— BEGIN —

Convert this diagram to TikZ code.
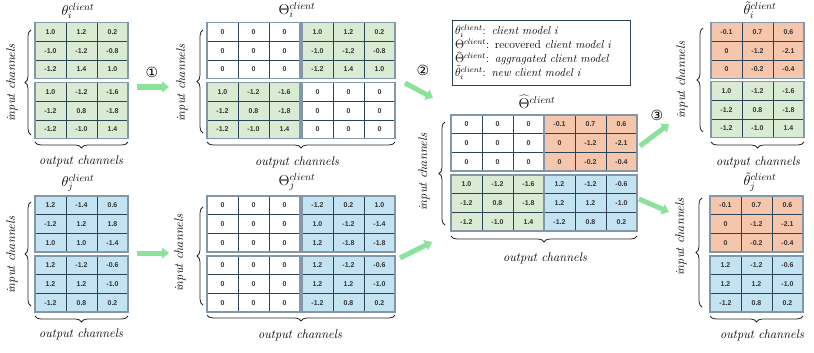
\documentclass[tikz,border=0pt]{standalone}
\usepackage{fontspec}
\usetikzlibrary{arrows.meta,decorations.pathreplacing}
\newfontfamily\numfont{Liberation Sans}
\newfontfamily\symfont{DejaVu Sans}
\definecolor{cgreen}{HTML}{DAEBD3}
\definecolor{cblue}{HTML}{C4E3F2}
\definecolor{corange}{HTML}{F6C6AC}
\definecolor{cline}{HTML}{2B4257}
\definecolor{cframe}{HTML}{8497A8}
\definecolor{carrow}{HTML}{8BE39B}
\tikzset{
  cell/.style={draw=cline, line width=0.7pt, minimum width=31pt, minimum height=18.667pt,
    inner sep=0pt, font=\numfont\bfseries\fontsize{7}{8}\selectfont, text=black!80},
  frame/.style={draw=cframe, line width=1.2pt},
  lbl/.style={font=\fontsize{12.5}{14}\selectfont\itshape, inner sep=0pt},
  ttl/.style={font=\fontsize{14.5}{16}\selectfont, inner sep=0pt},
  brc/.style={decorate, decoration={brace, amplitude=6pt}, line width=0.8pt, draw=black!85},
  garrow/.style={draw=carrow, line width=5pt, -{Triangle[length=7pt,width=11pt]}},
  circ/.style={font=\symfont\fontsize{14}{16}\selectfont, inner sep=0pt},
}
\newcommand\mblock[5]{%
  \foreach \v [count=\k from 0] in {#5}{%
    \pgfmathtruncatemacro\mrow{\k/3}%
    \pgfmathtruncatemacro\mcol{\k-3*\mrow}%
    \node[cell,fill=#4] (#1-\mrow\mcol) at ({#2+15.5+31*\mcol},{#3+9.333+18.667*\mrow}) {\v};
  }%
  \draw[frame] (#2,#3) rectangle ++(93,56);
}
\begin{document}
\begin{tikzpicture}[x=1pt,y=-1pt]
\useasboundingbox (0,0) rectangle (814,353);

% ---- matrix 1: theta_i
\node[ttl] (t1) at (78,11) {$\theta_i^{client}$};
\mblock{a}{35}{22.7}{cgreen}{1.0,1.2,0.2,-1.0,-1.2,-0.8,-1.2,1.4,1.0}
\mblock{b}{35}{82.7}{cgreen}{1.0,-1.2,-1.6,-1.2,0.8,-1.8,-1.2,-1.0,1.4}
\draw[brc] (31,135) -- (31,30);
\node[lbl,rotate=90] (i1) at (12,83) {input channels};
\draw[brc] (128,142) -- (35,142);
\node[lbl] (o1) at (81,161) {output channels};

% ---- matrix 2: theta_j
\node[ttl] (t2) at (78,183) {$\theta_j^{client}$};
\mblock{c}{35}{196}{cblue}{1.2,-1.4,0.6,-1.2,1.2,1.8,1.0,1.0,-1.4}
\mblock{d}{35}{256}{cblue}{1.2,-1.2,-0.6,1.2,1.2,-1.0,-1.2,0.8,0.2}
\draw[brc] (31,306) -- (31,202);
\node[lbl,rotate=90] (i2) at (12,255) {input channels};
\draw[brc] (128,316) -- (35,316);
\node[lbl] (o2) at (81,334) {output channels};

% ---- matrix 3: Theta_i
\node[ttl] (t3) at (297,10) {$\Theta_i^{client}$};
\mblock{e}{207}{22.7}{white}{0,0,0,0,0,0,0,0,0}
\mblock{f}{302}{22.7}{cgreen}{1.0,1.2,0.2,-1.0,-1.2,-0.8,-1.2,1.4,1.0}
\mblock{g}{207}{82.7}{cgreen}{1.0,-1.2,-1.6,-1.2,0.8,-1.8,-1.2,-1.0,1.4}
\mblock{h}{302}{82.7}{white}{0,0,0,0,0,0,0,0,0}
\draw[brc] (203,133) -- (203,30);
\node[lbl,rotate=90] (i3) at (182,83) {input channels};
\draw[brc] (395,142) -- (207,142);
\node[lbl] (o3) at (297,162) {output channels};

% ---- matrix 4: Theta_j
\node[ttl] (t4) at (297,182) {$\Theta_j^{client}$};
\mblock{k}{207}{196}{white}{0,0,0,0,0,0,0,0,0}
\mblock{l}{302}{196}{cblue}{-1.2,0.2,1.0,1.0,-1.2,-1.4,1.2,-1.8,-1.8}
\mblock{m}{207}{256}{white}{0,0,0,0,0,0,0,0,0}
\mblock{n}{302}{256}{cblue}{1.2,-1.2,-0.6,1.2,1.2,-1.0,-1.2,0.8,0.2}
\draw[brc] (203,305) -- (203,207);
\node[lbl,rotate=90] (i4) at (180,253) {input channels};
\draw[brc] (395,315) -- (207,315);
\node[lbl] (o4) at (300,335) {output channels};

% ---- legend
\node[draw=cline, line width=0.8pt, minimum width=178pt, minimum height=65pt,
      text width=172pt, align=left, inner sep=3pt, font=\fontsize{11.5}{14}\selectfont]
  (leg) at (541,52.5) {%
  $\theta_i^{client}$: \textit{client model i}\\
  $\Theta^{client}$: recovered \textit{client model i}\\
  $\widehat{\Theta}^{client}$: \textit{aggragated client model}\\
  $\tilde{\theta}_i^{client}$: \textit{new client model i}};

% ---- matrix 5: aggregated
\node[ttl] (t5) at (537,102) {$\widehat{\Theta}^{client}$};
\mblock{p}{451}{115}{white}{0,0,0,0,0,0,0,0,0}
\mblock{q}{544}{115}{corange}{-0.1,0.7,0.6,0,-1.2,-2.1,0,-0.2,-0.4}
\mblock{r}{451}{175}{cgreen}{1.0,-1.2,-1.6,-1.2,0.8,-1.8,-1.2,-1.0,1.4}
\mblock{s}{544}{175}{cblue}{1.2,-1.2,-0.6,1.2,1.2,-1.0,-1.2,0.8,0.2}
\draw[brc] (445,225) -- (445,122);
\node[lbl,rotate=90] (i5) at (424,172) {input channels};
\draw[brc] (637,236) -- (451,236);
\node[lbl] (o5) at (545,258) {output channels};

% ---- matrix 6: new theta_i
\node[ttl] (t6) at (760,10) {$\tilde{\theta}_i^{client}$};
\mblock{u}{711}{22.7}{corange}{-0.1,0.7,0.6,0,-1.2,-2.1,0,-0.2,-0.4}
\mblock{v}{711}{81.7}{cgreen}{1.0,-1.2,-1.6,-1.2,0.8,-1.8,-1.2,-1.0,1.4}
\draw[brc] (703,132) -- (703,28);
\node[lbl,rotate=90] (i6) at (682,80) {input channels};
\draw[brc] (804,142) -- (711,142);
\node[lbl] (o6) at (758,162) {output channels};

% ---- matrix 7: new theta_j
\node[ttl] (t7) at (760,182) {$\tilde{\theta}_j^{client}$};
\mblock{w}{710}{196}{corange}{-0.1,0.7,0.6,0,-1.2,-2.1,0,-0.2,-0.4}
\mblock{z}{710}{256}{cblue}{1.2,-1.2,-0.6,1.2,1.2,-1.0,-1.2,0.8,0.2}
\draw[brc] (702,307) -- (702,198);
\node[lbl,rotate=90] (i7) at (681,237) {input channels};
\draw[brc] (803,316) -- (710,316);
\node[lbl] (o7) at (762,335) {output channels};

% ---- arrows
\coordinate (a1s) at (137,87);  \coordinate (a1e) at (169,87);
\coordinate (a2s) at (137,253); \coordinate (a2e) at (169,253);
\coordinate (a3s) at (405,83);  \coordinate (a3e) at (433,98);
\coordinate (a4s) at (400,258); \coordinate (a4e) at (432,242);
\coordinate (a5s) at (640,146); \coordinate (a5e) at (669,124);
\coordinate (a6s) at (639,199); \coordinate (a6e) at (669,212);
\draw[garrow] (a1s) -- (a1e);
\draw[garrow] (a2s) -- (a2e);
\draw[garrow] (a3s) -- (a3e);
\draw[garrow] (a4s) -- (a4e);
\draw[garrow] (a5s) -- (a5e);
\draw[garrow] (a6s) -- (a6e);
\node[circ] (n1) at (152,72) {①};
\node[circ] (n2) at (423,70) {②};
\node[circ] (n3) at (657,115) {③};
\end{tikzpicture}
\end{document}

— END —

Exercise brief -
Pictures stay out. Repeat only the lines from the beginning of the data through the line that has "(0,0) rectangle (814,353);".

Solution -
Convert this diagram to TikZ code.
\documentclass[tikz,border=0pt]{standalone}
\usepackage{fontspec}
\usetikzlibrary{arrows.meta,decorations.pathreplacing}
\newfontfamily\numfont{Liberation Sans}
\newfontfamily\symfont{DejaVu Sans}
\definecolor{cgreen}{HTML}{DAEBD3}
\definecolor{cblue}{HTML}{C4E3F2}
\definecolor{corange}{HTML}{F6C6AC}
\definecolor{cline}{HTML}{2B4257}
\definecolor{cframe}{HTML}{8497A8}
\definecolor{carrow}{HTML}{8BE39B}
\tikzset{
  cell/.style={draw=cline, line width=0.7pt, minimum width=31pt, minimum height=18.667pt,
    inner sep=0pt, font=\numfont\bfseries\fontsize{7}{8}\selectfont, text=black!80},
  frame/.style={draw=cframe, line width=1.2pt},
  lbl/.style={font=\fontsize{12.5}{14}\selectfont\itshape, inner sep=0pt},
  ttl/.style={font=\fontsize{14.5}{16}\selectfont, inner sep=0pt},
  brc/.style={decorate, decoration={brace, amplitude=6pt}, line width=0.8pt, draw=black!85},
  garrow/.style={draw=carrow, line width=5pt, -{Triangle[length=7pt,width=11pt]}},
  circ/.style={font=\symfont\fontsize{14}{16}\selectfont, inner sep=0pt},
}
\newcommand\mblock[5]{%
  \foreach \v [count=\k from 0] in {#5}{%
    \pgfmathtruncatemacro\mrow{\k/3}%
    \pgfmathtruncatemacro\mcol{\k-3*\mrow}%
    \node[cell,fill=#4] (#1-\mrow\mcol) at ({#2+15.5+31*\mcol},{#3+9.333+18.667*\mrow}) {\v};
  }%
  \draw[frame] (#2,#3) rectangle ++(93,56);
}
\begin{document}
\begin{tikzpicture}[x=1pt,y=-1pt]
\useasboundingbox (0,0) rectangle (814,353);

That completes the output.